====== Given data ======

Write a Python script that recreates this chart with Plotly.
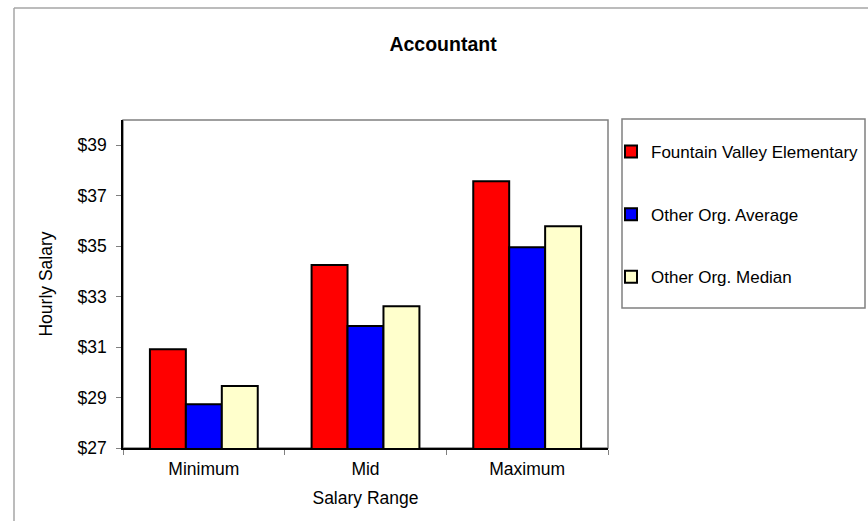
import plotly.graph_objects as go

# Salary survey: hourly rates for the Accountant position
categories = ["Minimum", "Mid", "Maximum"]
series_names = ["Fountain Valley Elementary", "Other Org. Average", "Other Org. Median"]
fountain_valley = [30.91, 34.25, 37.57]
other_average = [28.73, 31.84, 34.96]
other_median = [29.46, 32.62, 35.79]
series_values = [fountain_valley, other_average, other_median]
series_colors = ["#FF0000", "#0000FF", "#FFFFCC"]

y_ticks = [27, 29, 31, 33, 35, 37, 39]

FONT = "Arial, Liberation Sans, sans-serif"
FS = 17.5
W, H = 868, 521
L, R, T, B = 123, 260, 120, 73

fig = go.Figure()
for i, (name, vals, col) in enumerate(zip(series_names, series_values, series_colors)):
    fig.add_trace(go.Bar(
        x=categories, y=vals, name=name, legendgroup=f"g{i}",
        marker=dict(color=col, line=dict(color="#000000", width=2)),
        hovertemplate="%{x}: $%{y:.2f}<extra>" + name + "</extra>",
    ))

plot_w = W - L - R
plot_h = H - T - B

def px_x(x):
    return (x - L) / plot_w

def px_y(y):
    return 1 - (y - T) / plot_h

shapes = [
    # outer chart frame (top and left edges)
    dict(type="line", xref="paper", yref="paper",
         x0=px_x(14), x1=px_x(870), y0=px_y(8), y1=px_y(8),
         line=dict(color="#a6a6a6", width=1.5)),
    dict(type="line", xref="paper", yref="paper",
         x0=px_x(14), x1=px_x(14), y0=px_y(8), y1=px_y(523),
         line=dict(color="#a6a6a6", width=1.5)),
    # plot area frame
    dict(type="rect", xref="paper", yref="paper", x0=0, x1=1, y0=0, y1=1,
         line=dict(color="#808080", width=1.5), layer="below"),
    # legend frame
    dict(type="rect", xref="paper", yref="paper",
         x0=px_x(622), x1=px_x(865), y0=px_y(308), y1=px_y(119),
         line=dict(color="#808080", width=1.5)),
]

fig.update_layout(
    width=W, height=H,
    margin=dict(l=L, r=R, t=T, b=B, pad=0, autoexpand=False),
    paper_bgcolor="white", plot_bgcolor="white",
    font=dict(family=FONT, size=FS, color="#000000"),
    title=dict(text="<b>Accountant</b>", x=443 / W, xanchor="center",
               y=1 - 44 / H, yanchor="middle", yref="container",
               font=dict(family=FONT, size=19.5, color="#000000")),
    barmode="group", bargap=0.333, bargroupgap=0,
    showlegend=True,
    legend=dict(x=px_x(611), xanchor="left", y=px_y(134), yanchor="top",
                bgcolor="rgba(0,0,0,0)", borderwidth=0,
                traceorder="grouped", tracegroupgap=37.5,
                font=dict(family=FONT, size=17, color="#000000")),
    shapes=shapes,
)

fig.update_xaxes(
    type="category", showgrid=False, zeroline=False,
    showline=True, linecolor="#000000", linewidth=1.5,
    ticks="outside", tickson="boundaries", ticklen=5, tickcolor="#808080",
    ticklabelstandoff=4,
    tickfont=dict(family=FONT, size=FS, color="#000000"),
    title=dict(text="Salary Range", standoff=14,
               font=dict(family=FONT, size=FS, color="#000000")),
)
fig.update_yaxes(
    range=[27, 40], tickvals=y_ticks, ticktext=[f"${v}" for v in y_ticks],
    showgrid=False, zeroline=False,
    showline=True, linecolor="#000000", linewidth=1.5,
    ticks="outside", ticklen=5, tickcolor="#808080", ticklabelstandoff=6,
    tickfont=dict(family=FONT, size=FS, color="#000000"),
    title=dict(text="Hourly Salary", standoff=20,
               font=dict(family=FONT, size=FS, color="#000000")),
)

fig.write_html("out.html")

======

**Given task:** Quote the preceding listing precisely and completely, omitting its images.

**The result:**
Write a Python script that recreates this chart with Plotly.
import plotly.graph_objects as go

# Salary survey: hourly rates for the Accountant position
categories = ["Minimum", "Mid", "Maximum"]
series_names = ["Fountain Valley Elementary", "Other Org. Average", "Other Org. Median"]
fountain_valley = [30.91, 34.25, 37.57]
other_average = [28.73, 31.84, 34.96]
other_median = [29.46, 32.62, 35.79]
series_values = [fountain_valley, other_average, other_median]
series_colors = ["#FF0000", "#0000FF", "#FFFFCC"]

y_ticks = [27, 29, 31, 33, 35, 37, 39]

FONT = "Arial, Liberation Sans, sans-serif"
FS = 17.5
W, H = 868, 521
L, R, T, B = 123, 260, 120, 73

fig = go.Figure()
for i, (name, vals, col) in enumerate(zip(series_names, series_values, series_colors)):
    fig.add_trace(go.Bar(
        x=categories, y=vals, name=name, legendgroup=f"g{i}",
        marker=dict(color=col, line=dict(color="#000000", width=2)),
        hovertemplate="%{x}: $%{y:.2f}<extra>" + name + "</extra>",
    ))

plot_w = W - L - R
plot_h = H - T - B

def px_x(x):
    return (x - L) / plot_w

def px_y(y):
    return 1 - (y - T) / plot_h

shapes = [
    # outer chart frame (top and left edges)
    dict(type="line", xref="paper", yref="paper",
         x0=px_x(14), x1=px_x(870), y0=px_y(8), y1=px_y(8),
         line=dict(color="#a6a6a6", width=1.5)),
    dict(type="line", xref="paper", yref="paper",
         x0=px_x(14), x1=px_x(14), y0=px_y(8), y1=px_y(523),
         line=dict(color="#a6a6a6", width=1.5)),
    # plot area frame
    dict(type="rect", xref="paper", yref="paper", x0=0, x1=1, y0=0, y1=1,
         line=dict(color="#808080", width=1.5), layer="below"),
    # legend frame
    dict(type="rect", xref="paper", yref="paper",
         x0=px_x(622), x1=px_x(865), y0=px_y(308), y1=px_y(119),
         line=dict(color="#808080", width=1.5)),
]

fig.update_layout(
    width=W, height=H,
    margin=dict(l=L, r=R, t=T, b=B, pad=0, autoexpand=False),
    paper_bgcolor="white", plot_bgcolor="white",
    font=dict(family=FONT, size=FS, color="#000000"),
    title=dict(text="<b>Accountant</b>", x=443 / W, xanchor="center",
               y=1 - 44 / H, yanchor="middle", yref="container",
               font=dict(family=FONT, size=19.5, color="#000000")),
    barmode="group", bargap=0.333, bargroupgap=0,
    showlegend=True,
    legend=dict(x=px_x(611), xanchor="left", y=px_y(134), yanchor="top",
                bgcolor="rgba(0,0,0,0)", borderwidth=0,
                traceorder="grouped", tracegroupgap=37.5,
                font=dict(family=FONT, size=17, color="#000000")),
    shapes=shapes,
)

fig.update_xaxes(
    type="category", showgrid=False, zeroline=False,
    showline=True, linecolor="#000000", linewidth=1.5,
    ticks="outside", tickson="boundaries", ticklen=5, tickcolor="#808080",
    ticklabelstandoff=4,
    tickfont=dict(family=FONT, size=FS, color="#000000"),
    title=dict(text="Salary Range", standoff=14,
               font=dict(family=FONT, size=FS, color="#000000")),
)
fig.update_yaxes(
    range=[27, 40], tickvals=y_ticks, ticktext=[f"${v}" for v in y_ticks],
    showgrid=False, zeroline=False,
    showline=True, linecolor="#000000", linewidth=1.5,
    ticks="outside", ticklen=5, tickcolor="#808080", ticklabelstandoff=6,
    tickfont=dict(family=FONT, size=FS, color="#000000"),
    title=dict(text="Hourly Salary", standoff=20,
               font=dict(family=FONT, size=FS, color="#000000")),
)

fig.write_html("out.html")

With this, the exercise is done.